▶ _WORK REQUIRED_
Which lines below hold the word "chart"? Report each one.

-- -- --

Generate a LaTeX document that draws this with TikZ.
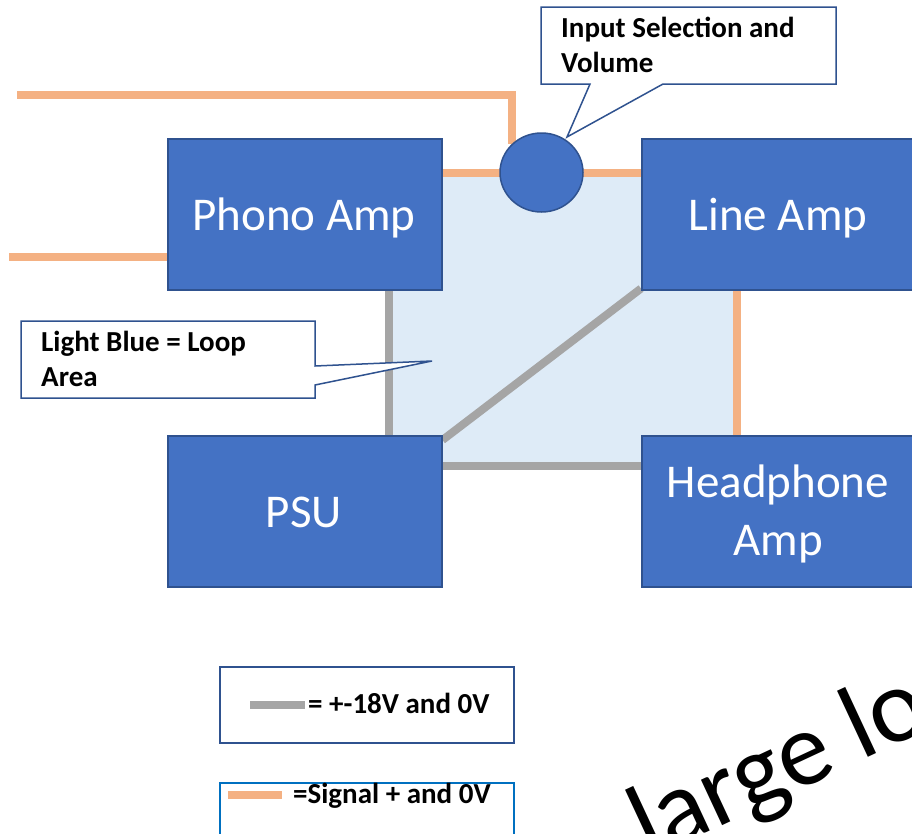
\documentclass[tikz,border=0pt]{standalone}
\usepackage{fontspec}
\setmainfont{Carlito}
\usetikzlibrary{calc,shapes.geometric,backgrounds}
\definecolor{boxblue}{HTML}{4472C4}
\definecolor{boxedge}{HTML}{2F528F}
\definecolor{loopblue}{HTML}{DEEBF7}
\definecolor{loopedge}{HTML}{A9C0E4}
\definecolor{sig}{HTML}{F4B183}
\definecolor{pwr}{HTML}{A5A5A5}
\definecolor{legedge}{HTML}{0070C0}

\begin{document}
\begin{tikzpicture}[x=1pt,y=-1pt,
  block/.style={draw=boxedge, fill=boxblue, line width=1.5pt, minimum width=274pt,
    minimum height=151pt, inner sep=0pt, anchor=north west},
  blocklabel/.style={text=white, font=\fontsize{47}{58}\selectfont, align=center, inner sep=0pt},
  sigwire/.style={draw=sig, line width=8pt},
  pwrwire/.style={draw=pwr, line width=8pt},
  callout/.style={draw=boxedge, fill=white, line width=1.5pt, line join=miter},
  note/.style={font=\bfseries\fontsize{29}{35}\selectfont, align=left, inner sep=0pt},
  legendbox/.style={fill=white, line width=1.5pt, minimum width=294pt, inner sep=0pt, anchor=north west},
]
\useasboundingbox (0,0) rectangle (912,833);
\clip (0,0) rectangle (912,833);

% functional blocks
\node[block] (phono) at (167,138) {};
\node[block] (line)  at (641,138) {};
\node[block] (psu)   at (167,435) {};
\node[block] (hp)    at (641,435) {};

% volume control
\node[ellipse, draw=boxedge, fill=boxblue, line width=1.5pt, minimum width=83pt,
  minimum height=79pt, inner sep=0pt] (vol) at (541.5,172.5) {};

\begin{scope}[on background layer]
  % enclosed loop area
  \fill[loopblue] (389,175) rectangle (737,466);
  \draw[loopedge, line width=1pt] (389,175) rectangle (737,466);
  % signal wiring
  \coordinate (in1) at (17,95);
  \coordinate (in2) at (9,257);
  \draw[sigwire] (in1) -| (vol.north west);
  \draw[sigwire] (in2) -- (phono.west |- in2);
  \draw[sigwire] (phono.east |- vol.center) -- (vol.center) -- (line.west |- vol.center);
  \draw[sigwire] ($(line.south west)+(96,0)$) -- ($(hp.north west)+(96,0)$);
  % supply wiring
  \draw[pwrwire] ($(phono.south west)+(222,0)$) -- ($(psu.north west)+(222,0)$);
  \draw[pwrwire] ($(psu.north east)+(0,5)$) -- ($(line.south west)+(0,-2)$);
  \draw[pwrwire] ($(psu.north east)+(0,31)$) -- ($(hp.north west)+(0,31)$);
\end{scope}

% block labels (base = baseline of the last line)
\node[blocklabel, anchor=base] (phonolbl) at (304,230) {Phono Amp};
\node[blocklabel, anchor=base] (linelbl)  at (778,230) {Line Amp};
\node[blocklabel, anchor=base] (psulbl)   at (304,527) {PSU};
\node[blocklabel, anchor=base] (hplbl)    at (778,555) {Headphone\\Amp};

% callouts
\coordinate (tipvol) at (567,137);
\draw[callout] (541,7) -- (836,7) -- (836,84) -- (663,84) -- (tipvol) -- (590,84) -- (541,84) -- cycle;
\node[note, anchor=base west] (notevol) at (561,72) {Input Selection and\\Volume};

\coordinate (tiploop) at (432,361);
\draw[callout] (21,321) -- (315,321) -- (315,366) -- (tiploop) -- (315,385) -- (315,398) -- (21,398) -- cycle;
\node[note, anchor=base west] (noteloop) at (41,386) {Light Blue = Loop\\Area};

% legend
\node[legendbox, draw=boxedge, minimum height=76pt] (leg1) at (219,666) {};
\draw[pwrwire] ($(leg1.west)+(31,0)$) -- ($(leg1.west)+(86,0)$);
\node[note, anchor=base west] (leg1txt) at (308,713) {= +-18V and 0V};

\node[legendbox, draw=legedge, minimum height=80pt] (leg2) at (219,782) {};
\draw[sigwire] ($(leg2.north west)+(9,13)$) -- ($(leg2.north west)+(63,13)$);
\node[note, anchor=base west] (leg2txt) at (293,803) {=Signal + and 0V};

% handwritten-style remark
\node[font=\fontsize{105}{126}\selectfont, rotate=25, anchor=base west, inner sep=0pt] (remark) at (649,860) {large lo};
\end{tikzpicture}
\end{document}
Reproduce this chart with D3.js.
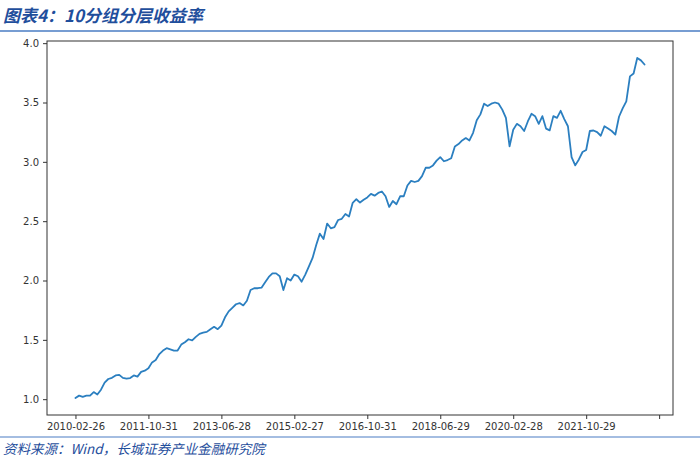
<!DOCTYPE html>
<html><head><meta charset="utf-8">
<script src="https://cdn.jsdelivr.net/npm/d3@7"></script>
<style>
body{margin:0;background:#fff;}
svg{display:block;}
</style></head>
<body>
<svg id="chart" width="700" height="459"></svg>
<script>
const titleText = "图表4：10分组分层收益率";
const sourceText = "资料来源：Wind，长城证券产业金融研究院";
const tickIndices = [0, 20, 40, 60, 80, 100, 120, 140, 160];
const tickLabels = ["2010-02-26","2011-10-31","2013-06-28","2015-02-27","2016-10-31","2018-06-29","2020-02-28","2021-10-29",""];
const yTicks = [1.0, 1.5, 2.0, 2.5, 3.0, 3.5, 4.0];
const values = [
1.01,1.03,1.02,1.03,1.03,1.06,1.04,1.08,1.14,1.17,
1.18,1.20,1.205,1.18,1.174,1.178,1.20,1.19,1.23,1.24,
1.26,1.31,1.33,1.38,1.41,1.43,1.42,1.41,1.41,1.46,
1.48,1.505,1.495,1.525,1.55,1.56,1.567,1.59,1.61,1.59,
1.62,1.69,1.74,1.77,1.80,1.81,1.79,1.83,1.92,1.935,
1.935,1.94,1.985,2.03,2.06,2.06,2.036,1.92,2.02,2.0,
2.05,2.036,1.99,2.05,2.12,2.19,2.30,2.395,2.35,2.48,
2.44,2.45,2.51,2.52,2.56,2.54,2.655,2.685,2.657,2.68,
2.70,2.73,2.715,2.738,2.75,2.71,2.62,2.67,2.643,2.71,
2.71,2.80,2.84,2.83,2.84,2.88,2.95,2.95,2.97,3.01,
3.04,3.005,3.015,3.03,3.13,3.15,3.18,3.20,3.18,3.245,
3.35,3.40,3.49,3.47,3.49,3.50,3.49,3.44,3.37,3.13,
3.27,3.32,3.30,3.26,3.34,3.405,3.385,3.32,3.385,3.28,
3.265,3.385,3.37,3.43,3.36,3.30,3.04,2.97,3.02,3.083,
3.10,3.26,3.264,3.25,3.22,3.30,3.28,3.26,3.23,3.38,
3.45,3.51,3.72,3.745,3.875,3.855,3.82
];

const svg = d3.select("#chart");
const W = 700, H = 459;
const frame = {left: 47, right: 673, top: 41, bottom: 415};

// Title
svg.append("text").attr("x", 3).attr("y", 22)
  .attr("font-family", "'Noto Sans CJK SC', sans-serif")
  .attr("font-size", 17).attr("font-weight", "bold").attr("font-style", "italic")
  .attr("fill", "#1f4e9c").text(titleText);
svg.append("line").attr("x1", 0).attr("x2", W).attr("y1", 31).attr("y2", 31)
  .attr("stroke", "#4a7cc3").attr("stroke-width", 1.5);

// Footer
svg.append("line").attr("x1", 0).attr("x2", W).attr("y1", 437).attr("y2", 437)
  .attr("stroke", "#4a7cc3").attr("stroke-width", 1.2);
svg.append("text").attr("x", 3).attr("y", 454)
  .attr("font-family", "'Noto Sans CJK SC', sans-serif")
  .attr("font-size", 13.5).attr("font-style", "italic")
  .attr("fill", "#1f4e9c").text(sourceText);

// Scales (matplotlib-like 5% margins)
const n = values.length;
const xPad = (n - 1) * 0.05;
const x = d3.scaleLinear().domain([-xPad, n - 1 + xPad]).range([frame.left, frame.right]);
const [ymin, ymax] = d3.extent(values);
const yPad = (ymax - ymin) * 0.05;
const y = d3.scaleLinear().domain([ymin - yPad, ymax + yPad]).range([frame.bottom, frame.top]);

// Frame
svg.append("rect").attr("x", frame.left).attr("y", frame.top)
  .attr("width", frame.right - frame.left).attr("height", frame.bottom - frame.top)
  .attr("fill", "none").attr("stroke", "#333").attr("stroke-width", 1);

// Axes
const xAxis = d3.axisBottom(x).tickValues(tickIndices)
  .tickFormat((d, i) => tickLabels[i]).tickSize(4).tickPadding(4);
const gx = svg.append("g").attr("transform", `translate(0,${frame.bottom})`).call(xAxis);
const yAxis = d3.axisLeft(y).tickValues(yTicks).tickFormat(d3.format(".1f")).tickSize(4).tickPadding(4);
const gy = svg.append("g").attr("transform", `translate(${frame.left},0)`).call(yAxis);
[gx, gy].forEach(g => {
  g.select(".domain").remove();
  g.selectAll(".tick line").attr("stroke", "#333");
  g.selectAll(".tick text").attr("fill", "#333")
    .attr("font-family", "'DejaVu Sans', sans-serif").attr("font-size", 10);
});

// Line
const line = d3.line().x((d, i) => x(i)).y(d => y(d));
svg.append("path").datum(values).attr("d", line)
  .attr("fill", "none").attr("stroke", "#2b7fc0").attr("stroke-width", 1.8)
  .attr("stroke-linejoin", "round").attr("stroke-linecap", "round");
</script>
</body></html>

-- -- --

▶ _EXPECTED OUTPUT_
Reproduce this chart with D3.js.
<svg id="chart" width="700" height="459"></svg>
const svg = d3.select("#chart");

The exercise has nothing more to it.